For every example Fred offers, I see counter examples where loyal customers cost more to serve: at the bank, customers who frequent the branch often are the most loyal, while they use the most expensive service channel; at the cell phone provider, loyal customers are more likely to get freebies when they renew their contracts, get new phones and want their contacts/pictures/etc. transferred to their new device; don’t BMW aficionados test drive more BMWs more often than non-loyalists?

I see countless examples where loyal customers are more costly to serve. Loyalty is a relationship concept, and that relationship often rests upon a personal connection between the customer – who expects personalized, customized, attentive service – and an employee delivering the service. This means investing more time (i.e. costs) to serve loyal customers, whether it’s because they know the manager by name and want to speak with “the boss,” want their product or service customized in some manner or they simply schmooze more with staff they know. So while there are some clear instances where there is a cost savings companies realize from serving loyal customers, there are as many examples where companies spend more serving and cultivating relationships with loyal customers.

None of this undermines the fundamental argument regarding the economic advantages of loyalty: the additional incremental time spent catering to loyal customers is an investment in the relationship with a positive payoff in boosting customer lifetime value. Once again, Fred and I agree on the overall value of loyalty. But the blind assumption that it costs less to serve loyal customers is a gross over generalization with examples that rub both ways.

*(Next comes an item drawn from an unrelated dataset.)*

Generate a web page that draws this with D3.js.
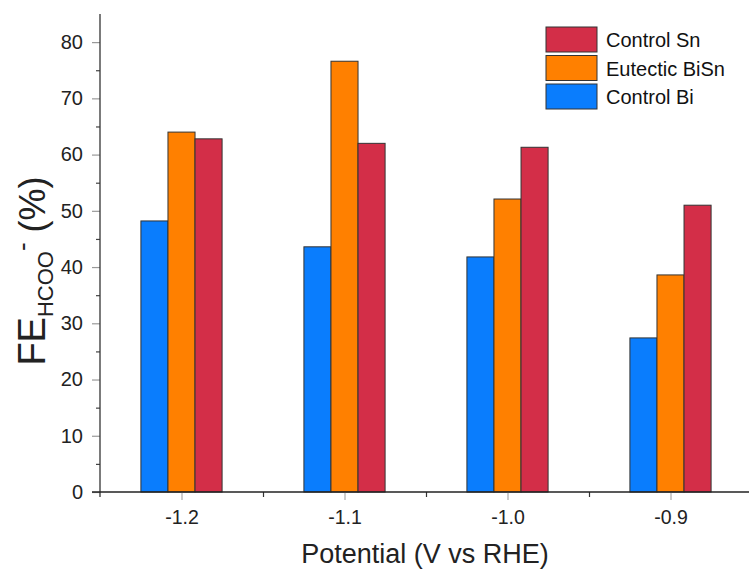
<!DOCTYPE html>
<html>
<head>
<meta charset="utf-8">
<script src="https://cdn.jsdelivr.net/npm/d3@7"></script>
<style>
  html, body { margin: 0; padding: 0; background: #fff; }
  svg { display: block; font-family: "Liberation Sans", Arial, sans-serif; }
</style>
</head>
<body>
<svg id="chart" width="749" height="572"></svg>
<script>
// Potentials (V vs RHE) and formate Faradaic efficiencies (%)
const potentials = [-1.2, -1.1, -1.0, -0.9];
const potentialLabels = ["-1.2", "-1.1", "-1.0", "-0.9"];
const controlBi = [48.2, 43.6, 41.8, 27.4];
const eutecticBiSn = [64.0, 76.6, 52.1, 38.6];
const controlSn = [62.8, 62.0, 61.3, 51.0];
const seriesNames = ["Control Bi", "Eutectic BiSn", "Control Sn"];
const seriesColors = ["#0a7dfd", "#ff8000", "#d32e48"];
const yTicks = [0, 10, 20, 30, 40, 50, 60, 70, 80];

const series = [controlBi, eutecticBiSn, controlSn];

const svg = d3.select("#chart");
const plotLeft = 100, plotRight = 752, plotTop = 14, plotBottom = 492;

const x = d3.scaleLinear().domain([-1.25, -0.85]).range([plotLeft, plotRight]);
const y = d3.scaleLinear().domain([0, 85]).range([plotBottom, plotTop]);

const barStep = 0.0166;            // bar width in x-units
const offsets = [-1, 0, 1];

// Bars
series.forEach((vals, si) => {
  svg.append("g").selectAll("rect")
    .data(vals.map((v, i) => ({ p: potentials[i], v })))
    .join("rect")
    .attr("x", d => x(d.p + (offsets[si] - 0.5) * barStep))
    .attr("width", d => x(d.p + (offsets[si] + 0.5) * barStep) - x(d.p + (offsets[si] - 0.5) * barStep))
    .attr("y", d => y(d.v))
    .attr("height", d => y(0) - y(d.v))
    .attr("fill", seriesColors[si])
    .attr("stroke", "#333")
    .attr("stroke-width", 1);
});

// Y axis: major ticks (labels) and minor ticks
const yAxis = svg.append("g").attr("transform", `translate(${plotLeft},0)`);
yAxis.call(d3.axisLeft(y).tickValues(yTicks).tickSize(8).tickPadding(9).tickFormat(d3.format("d")))
  .call(g => g.select(".domain").remove())
  .call(g => g.selectAll(".tick line").attr("stroke", "#999").attr("stroke-width", 1.2))
  .call(g => g.selectAll(".tick text").attr("font-size", 20).attr("fill", "#222")
    .attr("font-family", "Liberation Sans, Arial, sans-serif"));
const yMinor = svg.append("g").attr("transform", `translate(${plotLeft},0)`);
yMinor.call(d3.axisLeft(y).tickValues(d3.range(5, 85, 10)).tickSize(4).tickFormat(""))
  .call(g => g.select(".domain").remove())
  .call(g => g.selectAll(".tick line").attr("stroke", "#444").attr("stroke-width", 1.2));
svg.append("line").attr("x1", plotLeft).attr("x2", plotLeft).attr("y1", plotTop).attr("y2", plotBottom + 5)
  .attr("stroke", "#333").attr("stroke-width", 1.3);

// X axis
const xAxis = svg.append("g").attr("transform", `translate(0,${plotBottom})`);
xAxis.call(d3.axisBottom(x).tickValues(potentials).tickSize(8).tickPadding(10)
    .tickFormat((d, i) => potentialLabels[i]))
  .call(g => g.select(".domain").remove())
  .call(g => g.selectAll(".tick line").attr("stroke", "#aaa").attr("stroke-width", 1.2))
  .call(g => g.selectAll(".tick text").attr("font-size", 19.5).attr("fill", "#222")
    .attr("font-family", "Liberation Sans, Arial, sans-serif"));
const xMinor = svg.append("g").attr("transform", `translate(0,${plotBottom})`);
xMinor.call(d3.axisBottom(x).tickValues([-1.15, -1.05, -0.95]).tickSize(5).tickFormat(""))
  .call(g => g.select(".domain").remove())
  .call(g => g.selectAll(".tick line").attr("stroke", "#333").attr("stroke-width", 1.2));
svg.append("line").attr("x1", plotLeft - 8).attr("x2", 749).attr("y1", plotBottom).attr("y2", plotBottom)
  .attr("stroke", "#222").attr("stroke-width", 1.3);

// Axis titles
svg.append("text")
  .attr("x", 425).attr("y", 563)
  .attr("text-anchor", "middle").attr("font-size", 27).attr("fill", "#222")
  .text("Potential (V vs RHE)");

const yTitle = svg.append("text")
  .attr("transform", "translate(45,271) rotate(-90)")
  .attr("text-anchor", "middle").attr("fill", "#222").attr("font-size", 38);
yTitle.append("tspan").text("FE");
yTitle.append("tspan").attr("font-size", 22).attr("dy", 8).text("HCOO");
yTitle.append("tspan").attr("font-size", 26).attr("dy", -22).text("-");
yTitle.append("tspan").attr("font-size", 36).attr("dy", 14).text(" (%)");

// Legend (top to bottom: Control Sn, Eutectic BiSn, Control Bi)
const legendOrder = [2, 1, 0];
const legend = svg.append("g").attr("transform", "translate(546,27)");
legendOrder.forEach((si, k) => {
  const row = legend.append("g").attr("transform", `translate(0,${k * 28.5})`);
  row.append("rect").attr("width", 51).attr("height", 25)
    .attr("fill", seriesColors[si]).attr("stroke", "#333").attr("stroke-width", 1);
  row.append("text").attr("x", 60).attr("y", 20)
    .attr("font-size", 20).attr("fill", "#111").text(seriesNames[si]);
});
</script>
</body>
</html>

So when I walk into Starbucks and order myself a “grande white mocha with skim and a dash of raspberry and whipped cream and a tall white mocha with skim, an extra shot, raspberry, hold the whipped” for my wife, without asking any questions or even looking at the menu board, I suppose I have been an efficient customer who costs less to serve. Score one for Fred.



I have never seen Fred challenged on his blanket generalization, so often repeated, that it costs less to serve loyal customers. So, once again, I ask this community to weigh in. Do loyal customers create costs savings, period; or are there sufficient exceptions and counter examples to support my point?

2 COMMENTS

  1. Interesting points here, Howard. Maybe it’s my background in sales, but I’ve always heard that loyal customers cost less to sell to than developing new customers. They also are more likely to refer friends to you, which means additional sales with less effort than finding new ones on your own and having to invest in helping them come to know, like and trust you. There’s one other value that defies economics, that is the emotional satisfaction all of your staff gets from connecting with your repeat customers. That relationship is one of the main reasons repeat customers do come back again and again. In my experience with small business employees, only a fraction rank money as their first or second reason for staying with a company. Job satisfaction and other non-monetary motivators are also important. And anything that keeps your employees happy and motivated cuts down on your real costs of hiring and training.

  2. You raise a good point, John: we should consider the impact of loyal customers on the retention and performance of employees. While it would be very hard to quantify the cost savings that could be attributed to the specific impact loyal customers have on retaining and keeping current employees engaged — thereby reducing the costs of recruiting, training and bringing new people up to speed — those are real costs.